__Task details__: Working from the data below, reproduce exactly the lines starting at the one that holds "Convert this chart to matplotlib code." and ending at the one that holds "step = 0.215". Pictures are excluded.

__Input material__:
^^^^^^^^^^^^^^^^
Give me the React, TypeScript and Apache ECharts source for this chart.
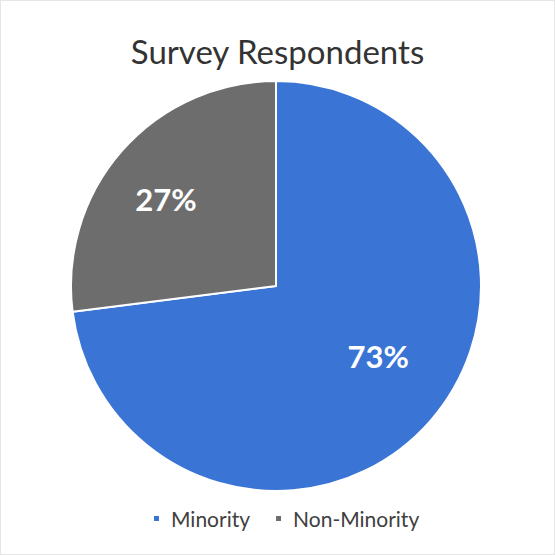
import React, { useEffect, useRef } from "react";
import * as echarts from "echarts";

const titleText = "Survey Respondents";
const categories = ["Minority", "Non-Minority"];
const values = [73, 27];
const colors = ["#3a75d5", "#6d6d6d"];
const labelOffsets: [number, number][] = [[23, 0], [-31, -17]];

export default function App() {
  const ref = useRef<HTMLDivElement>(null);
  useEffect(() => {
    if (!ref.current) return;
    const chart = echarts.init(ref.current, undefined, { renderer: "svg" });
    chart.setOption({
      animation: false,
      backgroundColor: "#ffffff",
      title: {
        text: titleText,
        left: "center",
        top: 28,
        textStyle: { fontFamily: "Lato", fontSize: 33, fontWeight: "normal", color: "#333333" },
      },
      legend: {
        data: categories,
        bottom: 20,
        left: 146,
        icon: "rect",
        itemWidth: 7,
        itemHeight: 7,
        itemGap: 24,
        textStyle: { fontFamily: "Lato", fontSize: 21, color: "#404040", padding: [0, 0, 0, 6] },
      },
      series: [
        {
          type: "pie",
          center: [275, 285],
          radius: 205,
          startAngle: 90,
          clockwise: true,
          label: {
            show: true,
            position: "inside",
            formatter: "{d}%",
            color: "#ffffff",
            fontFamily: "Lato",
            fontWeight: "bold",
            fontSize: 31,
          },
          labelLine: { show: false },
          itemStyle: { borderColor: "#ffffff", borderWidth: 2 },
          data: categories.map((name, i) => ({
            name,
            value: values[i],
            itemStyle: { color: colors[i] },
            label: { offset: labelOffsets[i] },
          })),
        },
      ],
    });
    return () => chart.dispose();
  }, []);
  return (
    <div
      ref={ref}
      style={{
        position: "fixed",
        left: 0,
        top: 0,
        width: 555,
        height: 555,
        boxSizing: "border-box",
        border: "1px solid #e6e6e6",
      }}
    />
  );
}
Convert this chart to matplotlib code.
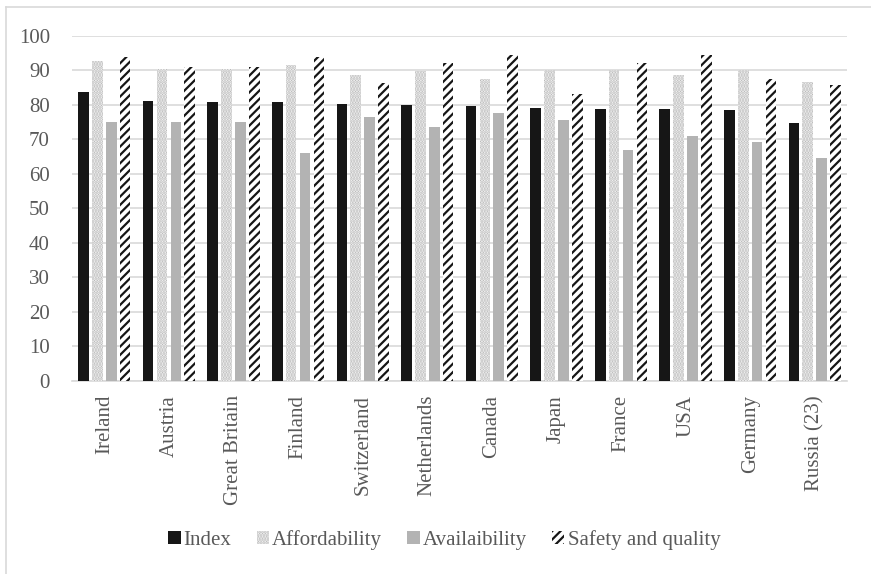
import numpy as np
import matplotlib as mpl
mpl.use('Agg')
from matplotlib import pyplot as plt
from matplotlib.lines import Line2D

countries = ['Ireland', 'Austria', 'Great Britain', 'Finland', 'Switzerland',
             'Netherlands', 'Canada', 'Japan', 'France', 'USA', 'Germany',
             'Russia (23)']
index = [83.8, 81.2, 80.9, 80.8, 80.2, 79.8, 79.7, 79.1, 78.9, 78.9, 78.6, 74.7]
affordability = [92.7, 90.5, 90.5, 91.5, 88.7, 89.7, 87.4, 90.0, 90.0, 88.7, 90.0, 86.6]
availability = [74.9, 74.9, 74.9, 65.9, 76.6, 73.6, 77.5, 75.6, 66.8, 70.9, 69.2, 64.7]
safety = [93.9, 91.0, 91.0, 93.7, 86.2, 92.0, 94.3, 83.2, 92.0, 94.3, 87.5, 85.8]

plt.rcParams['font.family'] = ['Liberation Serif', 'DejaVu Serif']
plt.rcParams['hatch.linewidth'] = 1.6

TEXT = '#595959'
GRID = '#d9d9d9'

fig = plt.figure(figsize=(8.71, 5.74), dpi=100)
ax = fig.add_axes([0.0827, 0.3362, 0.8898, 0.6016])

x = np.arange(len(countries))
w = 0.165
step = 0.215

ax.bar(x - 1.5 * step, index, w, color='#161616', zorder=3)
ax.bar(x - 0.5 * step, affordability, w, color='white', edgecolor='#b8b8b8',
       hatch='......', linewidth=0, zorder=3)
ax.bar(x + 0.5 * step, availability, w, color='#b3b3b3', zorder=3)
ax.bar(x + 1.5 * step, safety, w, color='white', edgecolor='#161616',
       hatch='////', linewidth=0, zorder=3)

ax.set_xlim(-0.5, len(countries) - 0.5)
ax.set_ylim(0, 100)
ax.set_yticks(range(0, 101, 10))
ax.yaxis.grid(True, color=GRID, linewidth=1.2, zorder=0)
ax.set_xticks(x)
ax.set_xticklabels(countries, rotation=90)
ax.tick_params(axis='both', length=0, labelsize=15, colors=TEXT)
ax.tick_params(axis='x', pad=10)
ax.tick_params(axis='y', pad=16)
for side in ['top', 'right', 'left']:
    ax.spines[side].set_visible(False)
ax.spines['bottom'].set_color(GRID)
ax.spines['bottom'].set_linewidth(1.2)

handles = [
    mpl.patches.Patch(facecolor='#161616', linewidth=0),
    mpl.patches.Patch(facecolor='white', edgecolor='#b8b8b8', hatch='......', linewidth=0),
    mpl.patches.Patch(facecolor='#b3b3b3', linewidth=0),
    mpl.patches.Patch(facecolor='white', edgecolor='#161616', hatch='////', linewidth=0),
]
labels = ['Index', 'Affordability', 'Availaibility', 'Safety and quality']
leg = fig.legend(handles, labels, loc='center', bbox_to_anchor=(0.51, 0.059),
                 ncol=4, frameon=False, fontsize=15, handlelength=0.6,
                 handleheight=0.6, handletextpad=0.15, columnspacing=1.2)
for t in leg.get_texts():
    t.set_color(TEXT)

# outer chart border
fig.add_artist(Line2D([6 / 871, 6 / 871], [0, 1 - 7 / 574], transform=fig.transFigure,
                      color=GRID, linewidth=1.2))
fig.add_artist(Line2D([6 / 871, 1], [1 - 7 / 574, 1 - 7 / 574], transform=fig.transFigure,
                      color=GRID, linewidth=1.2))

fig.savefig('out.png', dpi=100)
^^^^^^^^^^^^^^^^
__Written response__:
Convert this chart to matplotlib code.
import numpy as np
import matplotlib as mpl
mpl.use('Agg')
from matplotlib import pyplot as plt
from matplotlib.lines import Line2D

countries = ['Ireland', 'Austria', 'Great Britain', 'Finland', 'Switzerland',
             'Netherlands', 'Canada', 'Japan', 'France', 'USA', 'Germany',
             'Russia (23)']
index = [83.8, 81.2, 80.9, 80.8, 80.2, 79.8, 79.7, 79.1, 78.9, 78.9, 78.6, 74.7]
affordability = [92.7, 90.5, 90.5, 91.5, 88.7, 89.7, 87.4, 90.0, 90.0, 88.7, 90.0, 86.6]
availability = [74.9, 74.9, 74.9, 65.9, 76.6, 73.6, 77.5, 75.6, 66.8, 70.9, 69.2, 64.7]
safety = [93.9, 91.0, 91.0, 93.7, 86.2, 92.0, 94.3, 83.2, 92.0, 94.3, 87.5, 85.8]

plt.rcParams['font.family'] = ['Liberation Serif', 'DejaVu Serif']
plt.rcParams['hatch.linewidth'] = 1.6

TEXT = '#595959'
GRID = '#d9d9d9'

fig = plt.figure(figsize=(8.71, 5.74), dpi=100)
ax = fig.add_axes([0.0827, 0.3362, 0.8898, 0.6016])

x = np.arange(len(countries))
w = 0.165
step = 0.215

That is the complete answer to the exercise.